I was hoping to be able to shout out the fact that I had finished making the final covers for (S)Edition. I did indeed make them, and was planning to dye them today (though the pulp did seem a little strange, draining quickly). This morning, I came in to find that they were unusable. The cover pulp, which was beaten for five hours, was comparable to abaca that had only been processed for perhaps an hour. The beater needs recalibrating, badly. I also got this horoscope:
“Problems with machines could have your nerves totally on edge. Some of the problems you might be able to fix yourself, but at least one involves something that may have to be replaced. This might be the one you need the most right now! Think of it as a sign from the universe that you should do something else. That’s the only way to stay sane!”
Fortunately, I will have enough copies for the show; I brought previously made cover sheets for that (the ones I finished dyeing two days ago). I just really want to finish the edition, so I planned to make as much of the paper for the final copies as I could while I was here. Foiled again.
My ‘something else’ was to cobble together a rack to dry out the remaining useless pulp, which I’ll recycle, along with the sheets. I’m drying it so that I don’t have to keep it cool after I leave; I plan to take a few days of actual vacation. My nerves aren’t exactly on edge, but (S)Edition seems to be the canary in the coal mine for the beaters. I’ve lost a day of this residency, as well as two days at Ragdale, due to beater problems. Not good.
Of course, I should have tested the pulp before leaving. I’d have been a day later getting to Jentel, but I could have re-beat half of it in the Valley. Sigh. (Either way, it’s a day lost).
Six feet o’ underbeaten pulp. Always remember: You Can Never Have Too Many Clamps.
Part Two: Kudos to Paul, now known as Saint Paul of the Rescues!
Chicago’s mainstream commercial galleries have never been very interested in my work. But recently, I had work in a show in a fancy one; it got a nice wee review.
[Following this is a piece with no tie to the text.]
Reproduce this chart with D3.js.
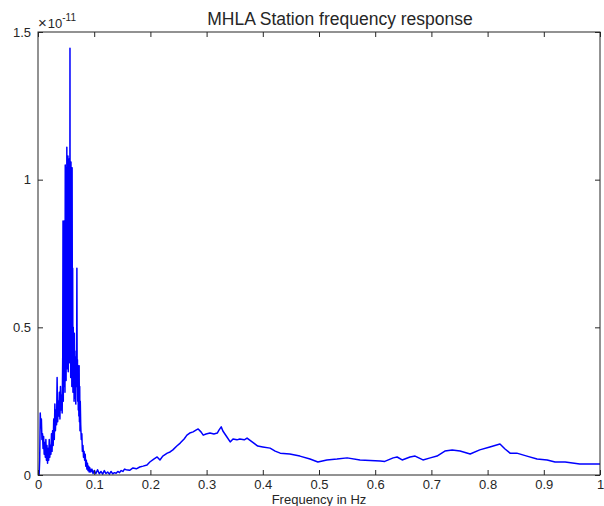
<!DOCTYPE html>
<html>
<head>
<meta charset="utf-8">
<script src="https://cdn.jsdelivr.net/npm/d3@7"></script>
<style>
  body { margin: 0; background: #fff; }
  text { font-family: "Liberation Sans", Arial, Helvetica, sans-serif; fill: #262626; }
</style>
</head>
<body>
<div id="chart"></div>
<script>
// frequency (Hz) and amplitude (x 1e-11)
const freq = [
    0.000, 0.002, 0.003, 0.004, 0.005, 0.006, 0.007, 0.008, 0.009, 0.010,
    0.011, 0.012, 0.013, 0.014, 0.015, 0.016, 0.017, 0.018, 0.019, 0.020,
    0.021, 0.022, 0.023, 0.024, 0.025, 0.026, 0.027, 0.028, 0.029, 0.030,
    0.031, 0.032, 0.033, 0.034, 0.035, 0.036, 0.037, 0.038, 0.039, 0.040,
    0.041, 0.042, 0.043, 0.044,
    0.0445, 0.0450, 0.0455, 0.0460, 0.0465, 0.0470, 0.0475, 0.0480, 0.0485, 0.0490,
    0.0495, 0.0500, 0.0505, 0.0510, 0.0513, 0.0518, 0.0523, 0.0528, 0.0533, 0.0538,
    0.0543, 0.0548, 0.0553, 0.0558, 0.0563, 0.0566, 0.0569, 0.0572, 0.0577, 0.0582,
    0.0587, 0.0592, 0.0597, 0.0602, 0.0607, 0.0612, 0.0617, 0.0622, 0.0627, 0.0632,
    0.0637, 0.0642, 0.0647, 0.0652, 0.0657, 0.0662, 0.0667, 0.0672, 0.0677, 0.0682,
    0.0687, 0.0692, 0.0697, 0.0702, 0.0707, 0.0712, 0.0717, 0.0722, 0.0727, 0.0732,
    0.0737, 0.0742, 0.0747, 0.0752,
    0.076, 0.077, 0.078, 0.079, 0.080, 0.081, 0.082, 0.083, 0.084, 0.085,
    0.086, 0.087, 0.088, 0.089, 0.090, 0.091, 0.092, 0.094, 0.096, 0.098, 0.100,
    0.103, 0.106, 0.109, 0.112, 0.115, 0.118, 0.121, 0.124, 0.127, 0.130,
    0.133, 0.136, 0.139, 0.142, 0.145, 0.148, 0.151, 0.154, 0.157,
    0.163, 0.169, 0.175, 0.181, 0.187, 0.194, 0.199, 0.206, 0.212, 0.217, 0.222, 0.230,
    0.235, 0.240, 0.247, 0.253, 0.260, 0.265, 0.270, 0.276, 0.281, 0.285,
    0.290, 0.294, 0.299, 0.306, 0.313, 0.319, 0.322, 0.326, 0.329, 0.335,
    0.342, 0.347, 0.354, 0.359, 0.367, 0.372, 0.381, 0.391, 0.400, 0.413,
    0.422, 0.431, 0.448, 0.466, 0.484, 0.498, 0.514, 0.532, 0.550, 0.573,
    0.609, 0.617, 0.632, 0.639, 0.648, 0.662, 0.671, 0.685, 0.698, 0.710,
    0.724, 0.737, 0.751, 0.769, 0.786, 0.804, 0.822, 0.831, 0.840, 0.852,
    0.870, 0.888, 0.906, 0.920, 0.938, 0.964, 1.000
];
const amp = [
    0.00, 0.00, 0.05, 0.21, 0.16, 0.19, 0.12, 0.14, 0.09, 0.13,
    0.07, 0.11, 0.06, 0.12, 0.05, 0.10, 0.04, 0.09, 0.05, 0.12,
    0.06, 0.10, 0.07, 0.14, 0.08, 0.15, 0.10, 0.19, 0.12, 0.24,
    0.15, 0.22, 0.17, 0.33, 0.18, 0.25, 0.20, 0.28, 0.19, 0.30,
    0.22, 0.27, 0.21, 0.40,
    0.86, 0.25, 0.72, 0.30, 0.86, 0.35, 0.80, 0.28, 1.05, 0.40,
    0.98, 0.32, 1.04, 0.45, 1.11, 0.36, 0.95, 0.42, 1.08, 0.35,
    1.02, 0.48, 1.07, 0.38, 0.92, 0.50, 1.445, 0.42, 0.98, 0.33,
    1.06, 0.40, 0.85, 0.30, 1.04, 0.36, 0.70, 0.28, 0.50, 0.30,
    0.45, 0.25, 0.48, 0.30, 0.42, 0.26, 0.40, 0.24, 0.38, 0.30,
    0.36, 0.70, 0.30, 0.39, 0.25, 0.37, 0.22, 0.35, 0.20, 0.37,
    0.18, 0.30, 0.15, 0.25,
    0.17, 0.12, 0.14, 0.08, 0.10, 0.06, 0.08, 0.05, 0.07, 0.03,
    0.05, 0.02, 0.04, 0.015, 0.03, 0.01, 0.025, 0.01, 0.02, 0.005, 0.015,
    0.005, 0.018, 0.004, 0.012, 0.003, 0.015, 0.005, 0.010, 0.003, 0.012,
    0.004, 0.008, 0.006, 0.012, 0.008, 0.015, 0.012, 0.020, 0.018,
    0.016, 0.024, 0.021, 0.027, 0.030, 0.034, 0.044, 0.054, 0.061, 0.051, 0.064, 0.074,
    0.078, 0.085, 0.098, 0.108, 0.122, 0.135, 0.142, 0.146, 0.152, 0.156,
    0.146, 0.135, 0.139, 0.142, 0.139, 0.142, 0.152, 0.163, 0.149, 0.132,
    0.112, 0.122, 0.119, 0.122, 0.119, 0.125, 0.112, 0.098, 0.095, 0.091,
    0.081, 0.074, 0.071, 0.064, 0.054, 0.044, 0.051, 0.054, 0.058, 0.051,
    0.047, 0.046, 0.058, 0.061, 0.051, 0.061, 0.064, 0.051, 0.058, 0.064,
    0.081, 0.085, 0.081, 0.071, 0.085, 0.095, 0.105, 0.088, 0.074, 0.074,
    0.064, 0.054, 0.051, 0.044, 0.044, 0.037, 0.037
];
const xTicks = [0, 0.1, 0.2, 0.3, 0.4, 0.5, 0.6, 0.7, 0.8, 0.9, 1];
const yTicks = [0, 0.5, 1, 1.5];

const margin = {top: 32, right: 4, bottom: 31, left: 38};
const width = 604 - margin.left - margin.right;
const height = 506 - margin.top - margin.bottom;

const svg = d3.select("#chart").append("svg")
    .attr("width", 604)
    .attr("height", 506)
    .append("g")
    .attr("transform", `translate(${margin.left},${margin.top})`);

const x = d3.scaleLinear().domain([0, 1]).range([0, width]);
const y = d3.scaleLinear().domain([0, 1.5]).range([height, 0]);

// the trace
const points = freq.map((f, i) => [f, amp[i]]);
svg.append("path")
    .datum(points)
    .attr("fill", "none")
    .attr("stroke", "#0000ff")
    .attr("stroke-width", 1.5)
    .attr("stroke-linejoin", "round")
    .attr("d", d3.line().x(d => x(d[0])).y(d => y(d[1])));

// axes, ticks pointing inward like MATLAB
const fmt = d => d3.format("~g")(d);
const styleAxis = g => {
    g.selectAll("line").attr("stroke", "#262626");
    g.select(".domain").remove();
    g.selectAll("text").style("font-size", "13px").attr("fill", "#262626");
};

svg.append("g")
    .attr("transform", `translate(0,${height})`)
    .call(d3.axisBottom(x).tickValues(xTicks).tickFormat(fmt).tickSizeInner(-5).tickSizeOuter(0).tickPadding(5))
    .call(styleAxis);
svg.append("g")
    .call(d3.axisTop(x).tickValues(xTicks).tickFormat("").tickSizeInner(-5).tickSizeOuter(0))
    .call(styleAxis);
svg.append("g")
    .call(d3.axisLeft(y).tickValues(yTicks).tickFormat(fmt).tickSizeInner(-5).tickSizeOuter(0).tickPadding(7))
    .call(styleAxis);
svg.append("g")
    .attr("transform", `translate(${width},0)`)
    .call(d3.axisRight(y).tickValues(yTicks).tickFormat("").tickSizeInner(-5).tickSizeOuter(0))
    .call(styleAxis);

// box
svg.append("rect")
    .attr("width", width)
    .attr("height", height)
    .attr("fill", "none")
    .attr("stroke", "#262626")
    .attr("stroke-width", 1);

// exponent label
const expo = svg.append("text")
    .attr("x", 0)
    .attr("y", -4)
    .style("font-size", "13px");
expo.append("tspan").style("font-size", "15px").text("\u00d7");
expo.append("tspan").attr("dx", 1).text("10");
expo.append("tspan").attr("dy", -7).style("font-size", "10px").text("-11");

// title (sits a little right of the axes centre in the original)
svg.append("text")
    .attr("x", 302)
    .attr("y", -7)
    .attr("text-anchor", "middle")
    .style("font-size", "17.5px")
    .attr("fill", "#000")
    .text("MHLA Station frequency response");

// x label
svg.append("text")
    .attr("x", width / 2)
    .attr("y", height + 29)
    .attr("text-anchor", "middle")
    .style("font-size", "13px")
    .text("Frequency in Hz");
</script>
</body>
</html>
A few days after the opening, the gallery closed for good; somebody went bankrupt or some such thing. Here in Wyoming, I got e-mail advising me to retrieve my work as soon as possible. Great. (Before the show, they had it picked up). St. Paul, though still recovering from eye surgery, made a zillion phonecalls and arranged for a minivan cab, and brought my work home today. Except for having to impose on him, and the fact that the gallery people are losing their jobs, this had its funny side, as in: I Go Mainstream; Mainstream Shuts Down.
What’s in your fridge? Painting-in-progress by Jen M; Pulp (good and bad) by me, studio fridge.